No governo Bolsonaro, a expectativa ganhou contornos de euforia. Durante a visita do presidente a Washington, o líder americano expressou a sua intenção de apoiar a postulação brasileira de acessão à OCDE. Dava-se como certo que o Brasil havia sido alçado ao patamar de parceiro estratégico e, nesse sentido, passaria a ocupar posição de destaque na lista de prioridades da Casa Branca. Ledo engano, ao menos por ora.

Recentemente, o Secretário-Geral da OCDE, José Ángel Gurría , solicitou aos países membros a indicação de dois países preferenciais para futuras adesões. Apesar da promessa feita ao presidente brasileiro, a administração Trump indicou a Argentina e a Romênia como países prioritários em sua comunicação oficial ao secretariado da OCDE.

Como observador, é possível derivar algumas conclusões desse processo. Primeiro, o suposto “alinhamento” da administração Bolsonaro aos EUA ainda não é decodificado, em Washington, como esforço suficiente para o Brasil substituir nem mesmo a Argentina no hall de prioridades do governo Trump. O Brasil segue sendo visto como um concorrente econômico-comercial e, em algumas searas, como competidor direto dos EUA.

Esse episódio demonstra que o presidente americano ainda não se sentiu seduzido por Bolsonaro e por seu núcleo ideológico seja na prática ou na retórica — apesar de todas as juras e concessões já feitas até aqui. Os mais afoitos, em seu afã de agradar Trump, dirão que é preciso paciência e que os ganhos virão, inclusive por meio de um incerto acordo de livre-comércio que, ao que tudo indica, a administração americana não vê como alternativa de curto prazo. Sabe-se que o ímpeto livre-cambista não é bem o que caracteriza os responsáveis pela política comercial dos Estados Unidos.

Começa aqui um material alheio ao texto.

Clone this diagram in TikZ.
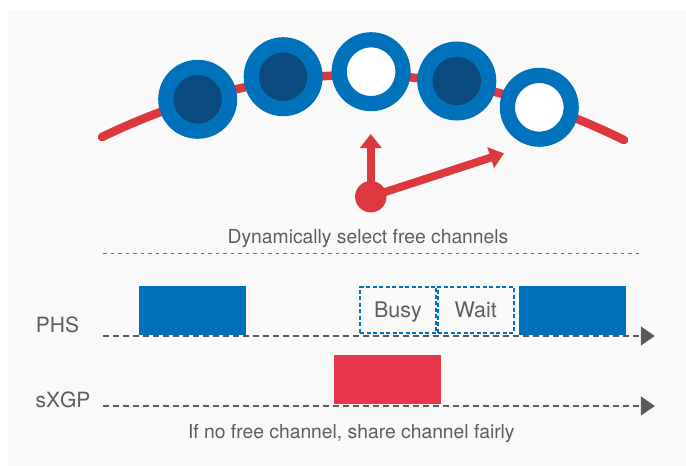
\documentclass[tikz,border=0pt]{standalone}
\usepackage{fontspec}
\setmainfont{TeX Gyre Heros}
\usetikzlibrary{arrows.meta}
\definecolor{chblue}{HTML}{0072BC}
\definecolor{chdark}{HTML}{0A4A7F}
\definecolor{chred}{HTML}{DC383E}
\definecolor{blkred}{HTML}{E8364A}
\definecolor{bggray}{HTML}{F9F9F9}
\definecolor{txtgray}{HTML}{5E5E5E}
\definecolor{axgray}{HTML}{5A5A5A}
\begin{document}
\begin{tikzpicture}[x=1pt,y=-1pt,
		slot/.style={circle,draw=chblue,line width=15.2pt,minimum size=63.8pt,inner sep=0pt},
		redarrow/.style={chred,line width=8pt,-{Triangle[length=14pt,width=21pt]}},
		timeaxis/.style={axgray,line width=1.5pt,dash pattern=on 6pt off 4pt,-{Triangle[length=14pt,width=19pt]}},
		frame/.style={fill=chblue,minimum width=107pt,minimum height=49pt,inner sep=0pt,anchor=north west},
		waitbox/.style={draw=chblue,line width=2pt,dash pattern=on 4pt off 2.5pt,minimum width=76pt,minimum height=46.6pt,inner sep=0pt,text height=15.5pt,text depth=0pt,text=txtgray,font=\fontsize{21.5}{24}\selectfont},
		caption/.style={text=txtgray,anchor=base,inner sep=0pt,font=\fontsize{19.3}{23}\selectfont},
		rowlabel/.style={text=txtgray,anchor=west,inner sep=0pt,font=\fontsize{21}{24}\selectfont}]
		\useasboundingbox (0,0) rectangle (686,466);
		\fill[bggray] (8,10) rectangle (686,466);
		% channels on the ring
		\draw[chred,line width=8.5pt,line cap=round] (102,137) .. controls (276,53.3) and (450,54.3) .. (624,140);
		\node[slot,fill=chdark] (c1) at (197.7,99.3) {};
		\node[slot,fill=chdark] (c2) at (283.2,76.7) {};
		\node[slot,fill=white] (c3) at (371.1,71.7) {};
		\node[slot,fill=chdark] (c4) at (456.8,81) {};
		\node[slot,fill=white] (c5) at (539.3,107.3) {};
		\node[circle,fill=chred,minimum size=31.4pt,inner sep=0pt] (pivot) at (370.8,196.7) {};
		\coordinate (up) at (370.8,134);
		\coordinate (next) at (504,153.3);
		\draw[redarrow] (pivot.center) -- (up);
		\draw[redarrow] (pivot.center) -- (next);
		\node[caption] (top) at (368,243) {Dynamically select free channels};
		\coordinate (sep0) at (103,253.3);
		\coordinate (sep1) at (640,253.3);
		\draw[axgray!90,line width=1.2pt,dash pattern=on 3.5pt off 4pt] (sep0) -- (sep1);
		% PHS row
		\node[frame] (phs1) at (139,286) {};
		\node[waitbox] (busy) at (398,310) {Busy};
		\node[waitbox] (wait) at (475.7,310) {Wait};
		\node[frame] (phs2) at (518.5,286) {};
		\node[rowlabel] (phs) at (35.7,324.5) {PHS};
		\coordinate (phs0) at (103,336);
		\coordinate (phsend) at (654.8,336);
		\draw[timeaxis] (phs0) -- (phsend);
		% sXGP row
		\node[frame,fill=blkred,minimum height=48.3pt] (sxgp1) at (334,355) {};
		\node[rowlabel] (sxgp) at (35.4,399.7) {sXGP};
		\coordinate (sxgp0) at (103,406);
		\coordinate (sxgpend) at (654.8,406);
		\draw[timeaxis] (sxgp0) -- (sxgpend);
		\node[caption] (bottom) at (351.3,438.5) {If no free channel, share channel fairly};
\end{tikzpicture}
\end{document}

A designação do Brasil como aliado preferencial extra-OTAN e até mesmo a aludida simpatia pela pretensão do Brasil de ingressar na OCDE são, no fundo, movimentos táticos de custo zero para Washington — apenas a ampliação da cota de importação de etanol americano em 25%, feita a toque de caixa pelo ministério da economia, já pagou mais que os vagos gestos simbólicos. Esse tipo de concessão, assim como a disposição de abrir mão do tratamento especial e diferenciado na OMC, não deveria ser condição para criar uma vaga boa-vontade, mas alavanca para obter resultados mais concretos e palpáveis.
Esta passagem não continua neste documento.